Injustice 2 has a decent variety of multiplayer options on offer, with local multiplayer, online multiplayer, and tournaments giving you a decent variety of ways to play. I’ve spent a good few hours fighting others online and haven’t seen a single issue with disconnects or lag, with the netcode working splendidly to provide gamers with issue-free battles online. One neat feature in online battles is that the game tells you what your odds of success are ahead of each fight based upon you and your opponent’s ranking. It actually gave me a little encouragement; when the game tells you you’ve got a 10% chance of winning, you really want to defy those odds and beat your opponent down. In my experience though those low winning odds have been quite accurate…

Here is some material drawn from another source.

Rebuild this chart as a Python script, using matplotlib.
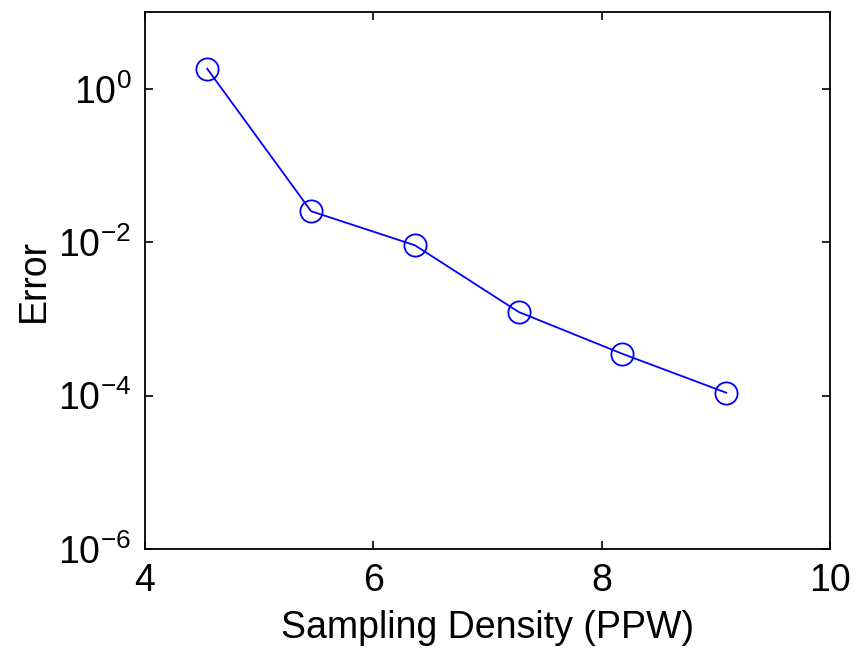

Outside of the single player story mode and online multiplayer, you’ve also got the ‘Multiverse’ that puts you into a string of battles against AI opponents in varying circumstances. These battles often have optional objectives too, giving you an extra challenge that’ll encourage you to change your fighting style. The Multiverse challenges are a lot of fun though and add a whole extra dimension (literally) to the game. They change up daily, and with each Multiverse having its own little storyline to go along with it, there’s a surprising amount of depth to be found. There were some restrictions in place though. Some of the Multiverse challenges required you to have levelled up a specific character or spent a certain amount of coins in-game. Whilst they aren’t necessarily the most difficult of challenges to overcome, they can be pretty time consuming and will stop you from progressing all the way through certain Multiverses. Of course, you get the best rewards when you see a Multiverse through all the way to completion, so being denied access because you haven’t got Batman to level twenty yet could be frustrating. On the flipside, it gives you an extra incentive to work at the game and level up each character, so it depends on how you look at it.

Injustice 2

One thing that really surprised me about Injustice 2 was just how stunning the game looks. I revisited ‘Injustice: Gods Among Us’ on the Playstation 4 ahead of the game’s release, and whilst I appreciate that it’s just a remastered edition of a last gen game, the improvement in visuals between both games is ridiculous.  Hell, you’ve only got to look at the visually impressive ‘Mortal Kombat X’ to appreciate how good Injustice 2 really looks. Everything is vastly improved, with character animations slick and fluid, environment designs full of detail and constantly changing as you progress through each battle, and character’s faces… well… they’re something else. Injustice 2 has some of the most impressive facial animations I’ve seen in any video game. It’s almost lifelike, with each word spoken or facial reaction looking like it could’ve come straight from a real person that was right in front of you. When you see all of this striking visual beauty take place in some of the game’s action-packed cinematics, you won’t be able to help but to be in awe of it all.

The audio design is absolutely on point too, with some impressive voice acting on show from start to end. One of the things I really appreciated about Injustice 2 was the way that characters interacted with each other. There are no fixed lines for each character’s intro; instead, they interact directly with their opponent with each character having multiple lines of unique dialogue depending on who they’re facing off against. It added a more personal aspect to each encounter, something which could be especially appreciated when having a hero battle against one of their arch enemies. I was constantly impressed at just how much attention to detail has gone into the game.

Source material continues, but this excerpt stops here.